* [Written exercise]:
Wherever a line in the data below holds "source", copy that line.

* [Raw data]:
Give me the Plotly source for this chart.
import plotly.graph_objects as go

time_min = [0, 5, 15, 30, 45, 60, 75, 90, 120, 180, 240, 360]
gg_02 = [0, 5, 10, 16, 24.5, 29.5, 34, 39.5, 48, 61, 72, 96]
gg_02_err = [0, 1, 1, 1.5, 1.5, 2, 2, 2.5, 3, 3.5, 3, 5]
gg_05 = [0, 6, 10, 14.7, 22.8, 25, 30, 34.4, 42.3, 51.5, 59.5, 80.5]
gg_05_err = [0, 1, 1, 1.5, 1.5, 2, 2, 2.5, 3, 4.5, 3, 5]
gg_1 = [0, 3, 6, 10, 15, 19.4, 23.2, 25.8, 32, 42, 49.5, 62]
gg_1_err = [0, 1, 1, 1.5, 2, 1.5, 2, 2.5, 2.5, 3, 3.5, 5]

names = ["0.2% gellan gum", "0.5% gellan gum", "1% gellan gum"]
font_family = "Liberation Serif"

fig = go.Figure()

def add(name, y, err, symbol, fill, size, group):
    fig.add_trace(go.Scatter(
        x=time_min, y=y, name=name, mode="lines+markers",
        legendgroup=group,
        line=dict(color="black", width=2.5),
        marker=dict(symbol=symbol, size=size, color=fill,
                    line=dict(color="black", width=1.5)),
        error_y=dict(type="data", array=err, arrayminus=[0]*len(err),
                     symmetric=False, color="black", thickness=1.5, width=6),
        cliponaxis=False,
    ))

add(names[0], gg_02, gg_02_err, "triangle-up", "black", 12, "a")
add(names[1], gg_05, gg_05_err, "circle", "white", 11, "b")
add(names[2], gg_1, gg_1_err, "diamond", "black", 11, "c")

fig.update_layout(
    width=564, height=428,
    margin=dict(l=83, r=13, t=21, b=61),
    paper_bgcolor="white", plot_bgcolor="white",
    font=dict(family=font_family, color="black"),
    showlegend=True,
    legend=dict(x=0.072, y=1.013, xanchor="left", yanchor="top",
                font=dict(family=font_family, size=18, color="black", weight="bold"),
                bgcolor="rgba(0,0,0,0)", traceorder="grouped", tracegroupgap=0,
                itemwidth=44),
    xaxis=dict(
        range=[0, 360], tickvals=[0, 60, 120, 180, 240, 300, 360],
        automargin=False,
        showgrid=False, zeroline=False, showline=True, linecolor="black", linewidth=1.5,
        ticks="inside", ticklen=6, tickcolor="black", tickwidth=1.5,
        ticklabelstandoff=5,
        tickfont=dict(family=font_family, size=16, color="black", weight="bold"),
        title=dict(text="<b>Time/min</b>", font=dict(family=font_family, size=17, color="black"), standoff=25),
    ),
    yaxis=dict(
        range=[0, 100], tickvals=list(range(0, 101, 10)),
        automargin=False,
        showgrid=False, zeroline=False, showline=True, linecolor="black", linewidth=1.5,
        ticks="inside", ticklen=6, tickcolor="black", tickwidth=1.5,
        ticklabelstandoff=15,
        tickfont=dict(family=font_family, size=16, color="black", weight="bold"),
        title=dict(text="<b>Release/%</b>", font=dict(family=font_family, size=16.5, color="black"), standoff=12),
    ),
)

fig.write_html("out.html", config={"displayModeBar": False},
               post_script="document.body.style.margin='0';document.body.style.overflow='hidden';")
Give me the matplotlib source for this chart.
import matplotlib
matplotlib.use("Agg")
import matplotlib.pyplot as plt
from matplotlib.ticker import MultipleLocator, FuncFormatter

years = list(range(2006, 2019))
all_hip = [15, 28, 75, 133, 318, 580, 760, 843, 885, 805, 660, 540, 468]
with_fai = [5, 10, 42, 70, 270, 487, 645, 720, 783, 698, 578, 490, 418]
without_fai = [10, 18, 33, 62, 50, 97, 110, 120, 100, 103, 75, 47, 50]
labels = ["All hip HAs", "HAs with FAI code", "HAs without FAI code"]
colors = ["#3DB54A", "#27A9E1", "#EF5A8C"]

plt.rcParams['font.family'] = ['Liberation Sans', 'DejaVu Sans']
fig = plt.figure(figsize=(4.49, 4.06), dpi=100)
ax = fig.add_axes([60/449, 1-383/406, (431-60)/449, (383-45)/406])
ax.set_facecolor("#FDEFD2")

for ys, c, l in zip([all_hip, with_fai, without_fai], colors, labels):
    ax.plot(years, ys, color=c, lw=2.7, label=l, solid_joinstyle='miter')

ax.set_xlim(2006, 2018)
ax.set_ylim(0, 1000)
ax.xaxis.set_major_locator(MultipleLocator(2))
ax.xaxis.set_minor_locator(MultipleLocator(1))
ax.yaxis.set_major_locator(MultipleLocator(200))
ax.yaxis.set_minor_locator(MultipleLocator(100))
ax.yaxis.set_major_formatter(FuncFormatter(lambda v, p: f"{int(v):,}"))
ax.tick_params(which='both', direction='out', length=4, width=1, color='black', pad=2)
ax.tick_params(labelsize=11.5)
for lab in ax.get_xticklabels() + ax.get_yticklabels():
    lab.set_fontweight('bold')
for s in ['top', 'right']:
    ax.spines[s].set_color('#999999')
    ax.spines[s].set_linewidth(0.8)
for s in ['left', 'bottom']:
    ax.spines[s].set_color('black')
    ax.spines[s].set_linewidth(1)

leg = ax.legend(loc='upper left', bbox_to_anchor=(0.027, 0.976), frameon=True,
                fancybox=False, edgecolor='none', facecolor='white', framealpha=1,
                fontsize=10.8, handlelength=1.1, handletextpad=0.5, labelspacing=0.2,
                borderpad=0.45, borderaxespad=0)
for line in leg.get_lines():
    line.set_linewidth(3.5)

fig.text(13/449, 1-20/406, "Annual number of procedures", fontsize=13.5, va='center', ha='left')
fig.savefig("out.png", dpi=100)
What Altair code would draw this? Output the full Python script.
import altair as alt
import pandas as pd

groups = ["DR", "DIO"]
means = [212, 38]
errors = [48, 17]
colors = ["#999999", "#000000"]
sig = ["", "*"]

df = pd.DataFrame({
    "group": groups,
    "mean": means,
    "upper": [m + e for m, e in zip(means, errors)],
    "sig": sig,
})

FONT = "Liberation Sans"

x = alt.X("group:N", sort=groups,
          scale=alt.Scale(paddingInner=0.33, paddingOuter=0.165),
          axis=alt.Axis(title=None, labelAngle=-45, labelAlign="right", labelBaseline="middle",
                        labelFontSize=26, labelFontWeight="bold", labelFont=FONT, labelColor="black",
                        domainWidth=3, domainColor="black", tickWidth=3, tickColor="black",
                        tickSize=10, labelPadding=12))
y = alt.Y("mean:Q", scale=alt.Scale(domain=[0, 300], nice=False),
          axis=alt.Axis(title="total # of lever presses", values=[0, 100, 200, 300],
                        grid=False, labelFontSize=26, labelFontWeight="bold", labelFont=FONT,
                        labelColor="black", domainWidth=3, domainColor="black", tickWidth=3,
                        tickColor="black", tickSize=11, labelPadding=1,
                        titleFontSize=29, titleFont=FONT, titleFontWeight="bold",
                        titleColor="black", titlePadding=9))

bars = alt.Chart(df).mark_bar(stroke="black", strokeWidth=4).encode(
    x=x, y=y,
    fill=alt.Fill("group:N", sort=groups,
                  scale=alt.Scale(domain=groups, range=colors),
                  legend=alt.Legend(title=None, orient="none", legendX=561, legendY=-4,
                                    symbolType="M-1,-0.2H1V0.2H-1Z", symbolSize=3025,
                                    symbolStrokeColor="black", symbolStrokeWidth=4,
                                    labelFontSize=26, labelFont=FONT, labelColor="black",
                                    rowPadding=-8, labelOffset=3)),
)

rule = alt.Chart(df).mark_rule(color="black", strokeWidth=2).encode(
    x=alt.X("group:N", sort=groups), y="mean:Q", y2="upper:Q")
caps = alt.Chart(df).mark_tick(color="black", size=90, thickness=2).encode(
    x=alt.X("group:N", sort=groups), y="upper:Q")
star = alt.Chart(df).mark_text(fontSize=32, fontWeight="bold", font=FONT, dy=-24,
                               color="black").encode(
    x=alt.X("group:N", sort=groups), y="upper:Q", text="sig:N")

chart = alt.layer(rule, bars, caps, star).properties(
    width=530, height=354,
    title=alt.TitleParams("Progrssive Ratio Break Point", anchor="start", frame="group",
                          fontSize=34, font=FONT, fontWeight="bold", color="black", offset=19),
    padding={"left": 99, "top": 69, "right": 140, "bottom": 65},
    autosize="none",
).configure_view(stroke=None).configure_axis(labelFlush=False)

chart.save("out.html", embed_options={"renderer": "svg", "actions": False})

* [Answer to the task]:
Give me the Plotly source for this chart.
Give me the matplotlib source for this chart.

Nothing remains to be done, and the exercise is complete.